Lib Dem Coun Mark Hunter, leader of Stockport Council said: “There will be a council tax increase this year, we’ve never made any secret of that and it will be consistent with what you’ll be seeing in other areas.
“We’ve got prudent levels of reserves in Stockport, we’re always very cautious financially, and I think we’ve been a well-run authority for many years.
“The bigger challenges are coming down the track in subsequent years, there’s no doubt about that. There’s going to be savings, we’ve got to balance the books and we will do that.
“We’ve been looking right across the range of services that the council offers. We’ve been looking at everything, nothing’s been ruled out.”
Coun Jacqueline North, Tameside Council’s lead member for finance said: “Like all local authorities, Tameside Council is operating in an environment of reduced government funding and much higher costs for services. Our frontline services – particularly Homelessness and Children’s and Adults Social Care – are seeing rising demand for support, increasingly complex needs and a market for good quality placements being severely constrained.
“Evidence points to Children’s Services placements costs having risen by 54 per cent between 2015 and 2020, and these costs have continued to rise. The Council knows it is challenging to balance the budget – and it is worth noting local government is the only area of the public sector legally obliged to do so – but it is not insurmountable.
“Tameside Council’s performance against the Office for Local Government’s metrics does not show a Council in financial distress, nor does the Council’s performance on the CIPFA Resilience Index. Whilst the Council recognises the scale of the challenge, to suggest that it is in financial peril at this point is incorrect.
“Tameside Council is committed to transparency around finance – the in-year financial position is reported publicly on a monthly basis, the budget setting updates are reported quarterly, and our consultation on the budget has received a significant increase in responses on previous years. The budget consultation remains open until Friday, February 2 – we’re encouraging people to find out more and take part here or ask for a paper version of the consultation at any of our libraries.”
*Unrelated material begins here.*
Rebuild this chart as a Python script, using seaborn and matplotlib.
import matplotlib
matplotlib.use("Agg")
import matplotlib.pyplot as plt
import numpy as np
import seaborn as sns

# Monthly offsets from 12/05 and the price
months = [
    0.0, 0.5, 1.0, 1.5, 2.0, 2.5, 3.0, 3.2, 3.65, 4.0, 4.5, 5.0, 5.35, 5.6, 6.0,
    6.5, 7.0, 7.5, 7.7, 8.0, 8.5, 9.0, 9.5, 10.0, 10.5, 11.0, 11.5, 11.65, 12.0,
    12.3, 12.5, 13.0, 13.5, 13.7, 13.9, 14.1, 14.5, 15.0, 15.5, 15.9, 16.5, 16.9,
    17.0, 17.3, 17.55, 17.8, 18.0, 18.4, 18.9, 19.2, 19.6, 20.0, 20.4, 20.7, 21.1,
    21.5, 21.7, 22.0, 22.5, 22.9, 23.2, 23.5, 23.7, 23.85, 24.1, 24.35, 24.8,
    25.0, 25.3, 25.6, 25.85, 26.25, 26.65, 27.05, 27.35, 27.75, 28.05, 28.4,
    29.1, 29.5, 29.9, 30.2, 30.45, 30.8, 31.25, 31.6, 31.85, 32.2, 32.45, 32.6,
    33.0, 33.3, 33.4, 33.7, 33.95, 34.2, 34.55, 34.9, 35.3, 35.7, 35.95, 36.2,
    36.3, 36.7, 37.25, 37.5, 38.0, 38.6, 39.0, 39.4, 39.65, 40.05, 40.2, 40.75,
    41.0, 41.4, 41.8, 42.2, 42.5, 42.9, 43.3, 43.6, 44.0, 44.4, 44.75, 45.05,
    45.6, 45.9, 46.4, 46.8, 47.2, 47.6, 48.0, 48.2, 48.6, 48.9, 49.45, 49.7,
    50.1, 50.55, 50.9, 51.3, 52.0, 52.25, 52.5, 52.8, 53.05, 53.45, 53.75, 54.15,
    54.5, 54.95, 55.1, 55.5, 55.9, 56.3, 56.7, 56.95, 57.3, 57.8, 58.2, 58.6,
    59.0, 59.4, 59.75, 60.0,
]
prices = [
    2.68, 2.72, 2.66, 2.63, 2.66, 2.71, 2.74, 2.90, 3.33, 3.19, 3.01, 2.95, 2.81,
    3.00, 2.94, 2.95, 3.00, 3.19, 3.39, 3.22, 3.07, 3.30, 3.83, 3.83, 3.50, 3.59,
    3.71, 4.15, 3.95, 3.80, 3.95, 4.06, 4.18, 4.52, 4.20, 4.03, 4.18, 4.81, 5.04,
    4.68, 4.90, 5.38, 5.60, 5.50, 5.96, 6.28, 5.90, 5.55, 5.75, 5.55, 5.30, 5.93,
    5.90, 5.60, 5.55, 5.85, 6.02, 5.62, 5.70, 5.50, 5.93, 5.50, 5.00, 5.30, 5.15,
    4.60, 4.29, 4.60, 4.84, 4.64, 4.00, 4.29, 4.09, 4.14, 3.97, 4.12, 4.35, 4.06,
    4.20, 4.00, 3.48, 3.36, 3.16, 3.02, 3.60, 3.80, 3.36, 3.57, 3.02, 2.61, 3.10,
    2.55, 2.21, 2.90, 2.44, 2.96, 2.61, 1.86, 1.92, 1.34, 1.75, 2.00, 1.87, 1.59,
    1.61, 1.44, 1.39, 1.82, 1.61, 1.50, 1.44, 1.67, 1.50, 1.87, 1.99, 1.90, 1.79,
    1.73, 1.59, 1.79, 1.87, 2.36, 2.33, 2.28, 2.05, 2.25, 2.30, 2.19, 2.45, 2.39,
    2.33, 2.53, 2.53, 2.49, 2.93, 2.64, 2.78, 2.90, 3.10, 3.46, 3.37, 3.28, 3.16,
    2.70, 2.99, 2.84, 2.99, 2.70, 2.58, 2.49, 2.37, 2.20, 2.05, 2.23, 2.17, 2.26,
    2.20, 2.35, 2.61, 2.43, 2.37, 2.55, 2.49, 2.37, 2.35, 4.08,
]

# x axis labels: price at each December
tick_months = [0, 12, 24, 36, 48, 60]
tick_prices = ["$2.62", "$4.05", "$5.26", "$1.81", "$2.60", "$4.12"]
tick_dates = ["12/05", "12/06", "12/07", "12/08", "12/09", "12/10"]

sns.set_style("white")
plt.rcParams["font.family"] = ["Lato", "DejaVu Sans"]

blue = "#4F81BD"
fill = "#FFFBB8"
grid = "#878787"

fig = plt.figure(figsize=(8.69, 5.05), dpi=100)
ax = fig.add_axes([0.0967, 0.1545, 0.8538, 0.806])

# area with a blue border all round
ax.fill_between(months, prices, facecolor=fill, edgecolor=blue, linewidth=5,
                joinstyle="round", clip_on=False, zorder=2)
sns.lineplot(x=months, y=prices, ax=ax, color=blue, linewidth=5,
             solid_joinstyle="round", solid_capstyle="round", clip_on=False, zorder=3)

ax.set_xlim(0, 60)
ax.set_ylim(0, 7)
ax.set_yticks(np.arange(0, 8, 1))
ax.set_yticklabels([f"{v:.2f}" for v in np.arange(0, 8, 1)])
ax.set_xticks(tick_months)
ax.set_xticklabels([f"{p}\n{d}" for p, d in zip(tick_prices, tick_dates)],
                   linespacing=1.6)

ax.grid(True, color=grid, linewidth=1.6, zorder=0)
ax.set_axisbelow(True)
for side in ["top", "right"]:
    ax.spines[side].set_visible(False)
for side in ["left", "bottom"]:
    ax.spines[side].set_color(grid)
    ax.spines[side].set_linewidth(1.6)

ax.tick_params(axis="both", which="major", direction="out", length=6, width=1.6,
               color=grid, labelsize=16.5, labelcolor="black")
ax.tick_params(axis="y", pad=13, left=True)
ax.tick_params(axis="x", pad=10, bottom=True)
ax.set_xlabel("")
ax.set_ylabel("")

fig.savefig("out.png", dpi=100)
Council leader Coun Tom Ross said: “Trafford is one of the 20 worst funded councils in the country and, since 2010, we have suffered a 60 per cent cut in our budget in real terms and have had to close budget gaps totalling £288 million.
“It is absolutely vital that the Government comes forward and supplies the funding that local government needs. We’ve had announcements of fair funding reviews and business rates resets but they’ve just been empty promises.
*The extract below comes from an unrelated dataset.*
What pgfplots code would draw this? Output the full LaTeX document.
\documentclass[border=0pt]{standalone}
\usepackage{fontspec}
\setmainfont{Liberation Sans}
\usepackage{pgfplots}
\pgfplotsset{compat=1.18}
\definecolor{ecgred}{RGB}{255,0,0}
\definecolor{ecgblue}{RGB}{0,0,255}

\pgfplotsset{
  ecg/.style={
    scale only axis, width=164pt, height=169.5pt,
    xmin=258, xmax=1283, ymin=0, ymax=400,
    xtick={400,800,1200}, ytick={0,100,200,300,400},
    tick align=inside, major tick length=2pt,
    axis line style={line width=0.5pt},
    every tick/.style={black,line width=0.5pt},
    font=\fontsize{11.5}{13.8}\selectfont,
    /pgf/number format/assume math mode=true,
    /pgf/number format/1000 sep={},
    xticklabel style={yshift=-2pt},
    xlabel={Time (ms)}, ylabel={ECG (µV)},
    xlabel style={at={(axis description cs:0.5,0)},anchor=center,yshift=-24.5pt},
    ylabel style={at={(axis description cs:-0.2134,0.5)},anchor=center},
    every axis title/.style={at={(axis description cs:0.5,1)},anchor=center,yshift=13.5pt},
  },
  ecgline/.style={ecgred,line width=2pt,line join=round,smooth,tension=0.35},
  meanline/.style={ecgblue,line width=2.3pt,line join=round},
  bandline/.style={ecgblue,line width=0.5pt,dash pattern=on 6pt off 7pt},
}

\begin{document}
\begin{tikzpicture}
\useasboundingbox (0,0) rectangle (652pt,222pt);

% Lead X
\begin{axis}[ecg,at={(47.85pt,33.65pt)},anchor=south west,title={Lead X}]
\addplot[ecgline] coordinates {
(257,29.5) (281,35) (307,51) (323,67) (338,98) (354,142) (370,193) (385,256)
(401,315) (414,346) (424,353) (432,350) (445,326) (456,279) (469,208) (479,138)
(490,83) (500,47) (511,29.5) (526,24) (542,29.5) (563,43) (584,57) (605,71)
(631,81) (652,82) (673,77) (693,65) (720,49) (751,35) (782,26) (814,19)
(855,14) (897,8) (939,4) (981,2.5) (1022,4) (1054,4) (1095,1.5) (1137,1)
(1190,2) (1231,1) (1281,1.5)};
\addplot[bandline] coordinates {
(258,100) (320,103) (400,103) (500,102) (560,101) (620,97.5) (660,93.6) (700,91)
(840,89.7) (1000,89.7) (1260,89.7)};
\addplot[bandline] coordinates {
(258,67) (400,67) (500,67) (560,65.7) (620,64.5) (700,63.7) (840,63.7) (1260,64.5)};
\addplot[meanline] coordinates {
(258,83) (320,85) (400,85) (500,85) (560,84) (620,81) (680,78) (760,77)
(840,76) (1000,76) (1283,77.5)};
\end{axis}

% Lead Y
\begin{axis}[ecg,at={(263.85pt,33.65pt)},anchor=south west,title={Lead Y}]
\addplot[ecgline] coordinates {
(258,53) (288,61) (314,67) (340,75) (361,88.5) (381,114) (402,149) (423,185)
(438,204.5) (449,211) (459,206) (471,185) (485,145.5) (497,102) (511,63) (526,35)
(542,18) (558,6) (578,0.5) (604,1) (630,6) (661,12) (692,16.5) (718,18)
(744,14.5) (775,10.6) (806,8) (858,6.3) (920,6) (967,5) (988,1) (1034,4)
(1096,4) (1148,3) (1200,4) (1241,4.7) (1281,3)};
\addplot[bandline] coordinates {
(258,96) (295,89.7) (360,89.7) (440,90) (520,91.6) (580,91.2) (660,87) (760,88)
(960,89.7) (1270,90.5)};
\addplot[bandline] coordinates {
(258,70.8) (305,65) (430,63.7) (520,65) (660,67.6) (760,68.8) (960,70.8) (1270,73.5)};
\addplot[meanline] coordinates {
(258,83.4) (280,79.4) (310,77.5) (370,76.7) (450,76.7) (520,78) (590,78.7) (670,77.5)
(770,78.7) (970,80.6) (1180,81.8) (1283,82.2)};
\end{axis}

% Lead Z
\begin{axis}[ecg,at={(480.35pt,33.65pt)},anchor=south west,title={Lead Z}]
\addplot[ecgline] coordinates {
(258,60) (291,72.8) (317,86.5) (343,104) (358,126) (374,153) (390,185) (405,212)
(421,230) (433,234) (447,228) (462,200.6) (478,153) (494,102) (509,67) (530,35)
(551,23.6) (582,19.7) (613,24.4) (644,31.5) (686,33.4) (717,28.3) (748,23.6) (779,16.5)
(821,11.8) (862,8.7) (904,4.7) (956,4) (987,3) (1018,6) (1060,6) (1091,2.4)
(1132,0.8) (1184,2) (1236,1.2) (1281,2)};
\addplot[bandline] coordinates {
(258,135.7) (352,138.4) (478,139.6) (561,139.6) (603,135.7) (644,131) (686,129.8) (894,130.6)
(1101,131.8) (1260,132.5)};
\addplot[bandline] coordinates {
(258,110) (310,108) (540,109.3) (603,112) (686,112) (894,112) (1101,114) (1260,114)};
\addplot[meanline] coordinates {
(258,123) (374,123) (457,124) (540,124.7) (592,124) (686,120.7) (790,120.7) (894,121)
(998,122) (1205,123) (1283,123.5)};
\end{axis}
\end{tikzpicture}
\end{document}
“We have put forward a motion to this Wednesday’s full council meeting calling on the government to fix the broken system of local authority finance. We need the government to act now – our children and vulnerable adults rely on us and we desperately need fairer funding to give them the help they need.
“We are not in section 114 territory, but it is a real struggle to set a budget for the next financial year and we can’t keep going on like this. Year after year this Tory government has squeezed local government finances and this needs to stop otherwise some of the most vulnerable people in our society will suffer.”
Coun Nazia Rehman, portfolio holder for finance, resources and transformation, said: “As a result of careful financial management over the past decade, Wigan Council has been able to maintain services and continue delivering for residents despite significant cuts to our budget.
“Nevertheless, along with the LGA and local authorities across the country and in the face of increasing pressure on councils, we continue to urge the government to provide a long-term, sustainable plan that helps us manage and navigate the challenging financial situation we all face.
“Without such a plan in place, it is impossible for local authorities to have security for the future so that we can be confident of delivering the many services we provide to residents.”
Bury Council has been approached for comment.